* begin *
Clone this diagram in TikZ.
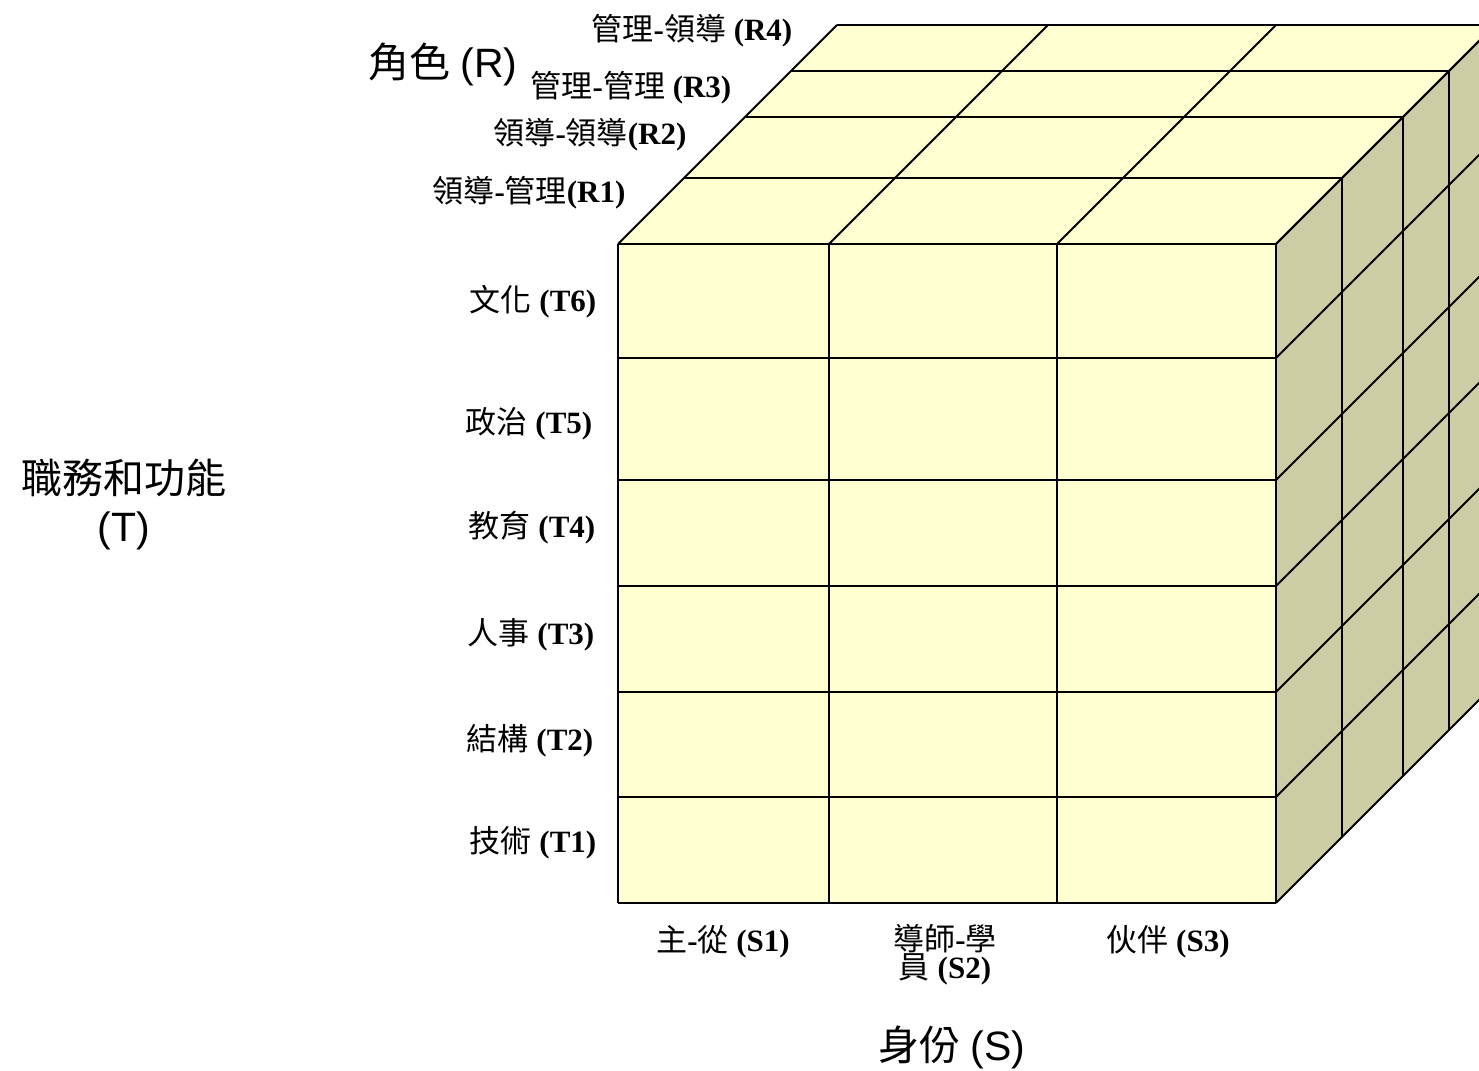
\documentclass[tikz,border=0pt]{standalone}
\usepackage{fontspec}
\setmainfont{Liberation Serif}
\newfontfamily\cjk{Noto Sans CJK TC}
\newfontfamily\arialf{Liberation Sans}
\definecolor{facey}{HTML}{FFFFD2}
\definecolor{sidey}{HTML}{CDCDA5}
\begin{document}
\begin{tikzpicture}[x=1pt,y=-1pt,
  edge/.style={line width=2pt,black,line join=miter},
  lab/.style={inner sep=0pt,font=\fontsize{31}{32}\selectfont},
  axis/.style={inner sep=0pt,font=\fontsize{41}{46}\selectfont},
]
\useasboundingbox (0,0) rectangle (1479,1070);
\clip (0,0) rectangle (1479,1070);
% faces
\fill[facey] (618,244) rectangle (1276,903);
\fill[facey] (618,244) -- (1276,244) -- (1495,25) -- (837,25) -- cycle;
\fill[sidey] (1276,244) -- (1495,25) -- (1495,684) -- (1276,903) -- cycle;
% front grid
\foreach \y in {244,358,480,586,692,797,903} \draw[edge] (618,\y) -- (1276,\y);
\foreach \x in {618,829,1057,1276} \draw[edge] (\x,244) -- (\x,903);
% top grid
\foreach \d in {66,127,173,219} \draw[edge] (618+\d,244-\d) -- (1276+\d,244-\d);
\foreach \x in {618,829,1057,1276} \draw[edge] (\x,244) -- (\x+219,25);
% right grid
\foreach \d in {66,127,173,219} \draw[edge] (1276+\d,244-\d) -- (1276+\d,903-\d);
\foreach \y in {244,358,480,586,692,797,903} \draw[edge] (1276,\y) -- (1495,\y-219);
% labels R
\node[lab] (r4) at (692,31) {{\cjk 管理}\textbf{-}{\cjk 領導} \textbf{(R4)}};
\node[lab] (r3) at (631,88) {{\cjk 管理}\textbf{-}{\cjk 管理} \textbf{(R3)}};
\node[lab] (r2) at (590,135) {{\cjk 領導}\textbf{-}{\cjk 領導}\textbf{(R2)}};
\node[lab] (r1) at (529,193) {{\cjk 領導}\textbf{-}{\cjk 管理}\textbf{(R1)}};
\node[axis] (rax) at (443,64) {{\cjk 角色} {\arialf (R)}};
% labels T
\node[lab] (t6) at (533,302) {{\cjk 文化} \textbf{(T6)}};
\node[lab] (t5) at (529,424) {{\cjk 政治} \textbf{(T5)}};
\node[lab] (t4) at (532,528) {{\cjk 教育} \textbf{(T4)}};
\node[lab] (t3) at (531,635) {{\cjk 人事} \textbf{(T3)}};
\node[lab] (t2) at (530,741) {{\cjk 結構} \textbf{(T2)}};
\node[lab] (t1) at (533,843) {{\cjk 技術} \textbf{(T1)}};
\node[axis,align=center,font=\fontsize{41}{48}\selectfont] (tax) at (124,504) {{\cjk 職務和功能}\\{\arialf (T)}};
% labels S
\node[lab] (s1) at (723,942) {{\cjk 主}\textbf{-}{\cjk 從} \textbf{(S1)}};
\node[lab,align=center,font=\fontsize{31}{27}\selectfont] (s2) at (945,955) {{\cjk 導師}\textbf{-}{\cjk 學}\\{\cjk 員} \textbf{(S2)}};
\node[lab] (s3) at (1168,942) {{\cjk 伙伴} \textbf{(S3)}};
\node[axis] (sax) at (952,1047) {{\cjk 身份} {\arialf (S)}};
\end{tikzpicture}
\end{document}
* end *
● TASK DESCRIPTION
Print out the lines exactly, skipping any picture.

● EXERCISE RESPONSE
Clone this diagram in TikZ.
\documentclass[tikz,border=0pt]{standalone}
\usepackage{fontspec}
\setmainfont{Liberation Serif}
\newfontfamily\cjk{Noto Sans CJK TC}
\newfontfamily\arialf{Liberation Sans}
\definecolor{facey}{HTML}{FFFFD2}
\definecolor{sidey}{HTML}{CDCDA5}
\begin{document}
\begin{tikzpicture}[x=1pt,y=-1pt,
  edge/.style={line width=2pt,black,line join=miter},
  lab/.style={inner sep=0pt,font=\fontsize{31}{32}\selectfont},
  axis/.style={inner sep=0pt,font=\fontsize{41}{46}\selectfont},
]
\useasboundingbox (0,0) rectangle (1479,1070);
\clip (0,0) rectangle (1479,1070);
% faces
\fill[facey] (618,244) rectangle (1276,903);
\fill[facey] (618,244) -- (1276,244) -- (1495,25) -- (837,25) -- cycle;
\fill[sidey] (1276,244) -- (1495,25) -- (1495,684) -- (1276,903) -- cycle;
% front grid
\foreach \y in {244,358,480,586,692,797,903} \draw[edge] (618,\y) -- (1276,\y);
\foreach \x in {618,829,1057,1276} \draw[edge] (\x,244) -- (\x,903);
% top grid
\foreach \d in {66,127,173,219} \draw[edge] (618+\d,244-\d) -- (1276+\d,244-\d);
\foreach \x in {618,829,1057,1276} \draw[edge] (\x,244) -- (\x+219,25);
% right grid
\foreach \d in {66,127,173,219} \draw[edge] (1276+\d,244-\d) -- (1276+\d,903-\d);
\foreach \y in {244,358,480,586,692,797,903} \draw[edge] (1276,\y) -- (1495,\y-219);
% labels R
\node[lab] (r4) at (692,31) {{\cjk 管理}\textbf{-}{\cjk 領導} \textbf{(R4)}};
\node[lab] (r3) at (631,88) {{\cjk 管理}\textbf{-}{\cjk 管理} \textbf{(R3)}};
\node[lab] (r2) at (590,135) {{\cjk 領導}\textbf{-}{\cjk 領導}\textbf{(R2)}};
\node[lab] (r1) at (529,193) {{\cjk 領導}\textbf{-}{\cjk 管理}\textbf{(R1)}};
\node[axis] (rax) at (443,64) {{\cjk 角色} {\arialf (R)}};
% labels T
\node[lab] (t6) at (533,302) {{\cjk 文化} \textbf{(T6)}};
\node[lab] (t5) at (529,424) {{\cjk 政治} \textbf{(T5)}};
\node[lab] (t4) at (532,528) {{\cjk 教育} \textbf{(T4)}};
\node[lab] (t3) at (531,635) {{\cjk 人事} \textbf{(T3)}};
\node[lab] (t2) at (530,741) {{\cjk 結構} \textbf{(T2)}};
\node[lab] (t1) at (533,843) {{\cjk 技術} \textbf{(T1)}};
\node[axis,align=center,font=\fontsize{41}{48}\selectfont] (tax) at (124,504) {{\cjk 職務和功能}\\{\arialf (T)}};
% labels S
\node[lab] (s1) at (723,942) {{\cjk 主}\textbf{-}{\cjk 從} \textbf{(S1)}};
\node[lab,align=center,font=\fontsize{31}{27}\selectfont] (s2) at (945,955) {{\cjk 導師}\textbf{-}{\cjk 學}\\{\cjk 員} \textbf{(S2)}};
\node[lab] (s3) at (1168,942) {{\cjk 伙伴} \textbf{(S3)}};
\node[axis] (sax) at (952,1047) {{\cjk 身份} {\arialf (S)}};
\end{tikzpicture}
\end{document}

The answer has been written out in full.